------ DATA ------

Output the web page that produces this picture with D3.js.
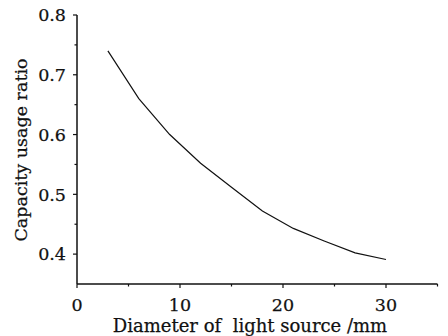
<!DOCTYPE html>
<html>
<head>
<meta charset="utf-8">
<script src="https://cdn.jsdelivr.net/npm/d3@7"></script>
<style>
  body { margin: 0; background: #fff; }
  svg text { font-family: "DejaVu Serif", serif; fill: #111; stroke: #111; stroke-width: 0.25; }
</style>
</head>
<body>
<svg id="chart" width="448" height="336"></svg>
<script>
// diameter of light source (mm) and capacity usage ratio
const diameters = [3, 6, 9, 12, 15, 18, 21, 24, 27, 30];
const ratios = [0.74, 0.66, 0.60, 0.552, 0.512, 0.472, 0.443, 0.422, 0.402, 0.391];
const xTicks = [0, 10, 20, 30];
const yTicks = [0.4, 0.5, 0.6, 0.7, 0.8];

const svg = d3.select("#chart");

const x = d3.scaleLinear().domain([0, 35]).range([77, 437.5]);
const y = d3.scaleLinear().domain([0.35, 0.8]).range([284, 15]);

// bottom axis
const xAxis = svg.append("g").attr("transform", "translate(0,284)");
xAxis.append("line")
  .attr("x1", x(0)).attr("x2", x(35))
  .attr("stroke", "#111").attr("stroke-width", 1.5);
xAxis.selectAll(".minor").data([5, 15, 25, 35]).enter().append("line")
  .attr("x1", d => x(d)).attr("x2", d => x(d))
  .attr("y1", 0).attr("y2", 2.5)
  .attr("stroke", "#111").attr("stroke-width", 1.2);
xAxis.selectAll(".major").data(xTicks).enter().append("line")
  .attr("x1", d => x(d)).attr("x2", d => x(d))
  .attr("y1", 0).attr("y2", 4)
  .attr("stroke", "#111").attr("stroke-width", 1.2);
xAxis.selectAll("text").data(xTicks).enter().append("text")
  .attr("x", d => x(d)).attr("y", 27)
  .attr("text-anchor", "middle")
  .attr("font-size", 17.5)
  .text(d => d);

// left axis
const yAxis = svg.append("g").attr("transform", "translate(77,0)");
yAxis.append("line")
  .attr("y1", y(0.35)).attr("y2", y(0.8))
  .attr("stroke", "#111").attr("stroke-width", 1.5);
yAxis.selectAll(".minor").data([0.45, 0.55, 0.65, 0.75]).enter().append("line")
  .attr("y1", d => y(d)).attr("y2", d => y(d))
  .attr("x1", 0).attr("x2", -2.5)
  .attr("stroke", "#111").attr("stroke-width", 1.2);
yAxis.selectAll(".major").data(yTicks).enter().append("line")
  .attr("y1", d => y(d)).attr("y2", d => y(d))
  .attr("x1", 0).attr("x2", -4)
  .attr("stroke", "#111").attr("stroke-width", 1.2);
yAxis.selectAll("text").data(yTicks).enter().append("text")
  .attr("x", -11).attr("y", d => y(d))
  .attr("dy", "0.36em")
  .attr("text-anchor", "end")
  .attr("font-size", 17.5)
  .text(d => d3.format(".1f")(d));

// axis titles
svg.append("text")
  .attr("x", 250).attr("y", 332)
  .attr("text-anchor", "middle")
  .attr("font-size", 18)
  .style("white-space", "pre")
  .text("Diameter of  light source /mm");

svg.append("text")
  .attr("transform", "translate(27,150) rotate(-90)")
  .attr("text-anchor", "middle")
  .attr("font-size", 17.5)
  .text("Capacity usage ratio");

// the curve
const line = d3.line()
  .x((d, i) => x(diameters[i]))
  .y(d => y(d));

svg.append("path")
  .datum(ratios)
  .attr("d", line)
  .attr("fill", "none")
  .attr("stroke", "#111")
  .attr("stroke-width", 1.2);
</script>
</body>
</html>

------

◆ WHAT YOU HAVE TO DO
Return each line from the material above exactly, but not the pictures.

◆ THE SOLUTION
Output the web page that produces this picture with D3.js.
<!DOCTYPE html>
<html>
<head>
<meta charset="utf-8">
<script src="https://cdn.jsdelivr.net/npm/d3@7"></script>
<style>
  body { margin: 0; background: #fff; }
  svg text { font-family: "DejaVu Serif", serif; fill: #111; stroke: #111; stroke-width: 0.25; }
</style>
</head>
<body>
<svg id="chart" width="448" height="336"></svg>
<script>
// diameter of light source (mm) and capacity usage ratio
const diameters = [3, 6, 9, 12, 15, 18, 21, 24, 27, 30];
const ratios = [0.74, 0.66, 0.60, 0.552, 0.512, 0.472, 0.443, 0.422, 0.402, 0.391];
const xTicks = [0, 10, 20, 30];
const yTicks = [0.4, 0.5, 0.6, 0.7, 0.8];

const svg = d3.select("#chart");

const x = d3.scaleLinear().domain([0, 35]).range([77, 437.5]);
const y = d3.scaleLinear().domain([0.35, 0.8]).range([284, 15]);

// bottom axis
const xAxis = svg.append("g").attr("transform", "translate(0,284)");
xAxis.append("line")
  .attr("x1", x(0)).attr("x2", x(35))
  .attr("stroke", "#111").attr("stroke-width", 1.5);
xAxis.selectAll(".minor").data([5, 15, 25, 35]).enter().append("line")
  .attr("x1", d => x(d)).attr("x2", d => x(d))
  .attr("y1", 0).attr("y2", 2.5)
  .attr("stroke", "#111").attr("stroke-width", 1.2);
xAxis.selectAll(".major").data(xTicks).enter().append("line")
  .attr("x1", d => x(d)).attr("x2", d => x(d))
  .attr("y1", 0).attr("y2", 4)
  .attr("stroke", "#111").attr("stroke-width", 1.2);
xAxis.selectAll("text").data(xTicks).enter().append("text")
  .attr("x", d => x(d)).attr("y", 27)
  .attr("text-anchor", "middle")
  .attr("font-size", 17.5)
  .text(d => d);

// left axis
const yAxis = svg.append("g").attr("transform", "translate(77,0)");
yAxis.append("line")
  .attr("y1", y(0.35)).attr("y2", y(0.8))
  .attr("stroke", "#111").attr("stroke-width", 1.5);
yAxis.selectAll(".minor").data([0.45, 0.55, 0.65, 0.75]).enter().append("line")
  .attr("y1", d => y(d)).attr("y2", d => y(d))
  .attr("x1", 0).attr("x2", -2.5)
  .attr("stroke", "#111").attr("stroke-width", 1.2);
yAxis.selectAll(".major").data(yTicks).enter().append("line")
  .attr("y1", d => y(d)).attr("y2", d => y(d))
  .attr("x1", 0).attr("x2", -4)
  .attr("stroke", "#111").attr("stroke-width", 1.2);
yAxis.selectAll("text").data(yTicks).enter().append("text")
  .attr("x", -11).attr("y", d => y(d))
  .attr("dy", "0.36em")
  .attr("text-anchor", "end")
  .attr("font-size", 17.5)
  .text(d => d3.format(".1f")(d));

// axis titles
svg.append("text")
  .attr("x", 250).attr("y", 332)
  .attr("text-anchor", "middle")
  .attr("font-size", 18)
  .style("white-space", "pre")
  .text("Diameter of  light source /mm");

svg.append("text")
  .attr("transform", "translate(27,150) rotate(-90)")
  .attr("text-anchor", "middle")
  .attr("font-size", 17.5)
  .text("Capacity usage ratio");

// the curve
const line = d3.line()
  .x((d, i) => x(diameters[i]))
  .y(d => y(d));

svg.append("path")
  .datum(ratios)
  .attr("d", line)
  .attr("fill", "none")
  .attr("stroke", "#111")
  .attr("stroke-width", 1.2);
</script>
</body>
</html>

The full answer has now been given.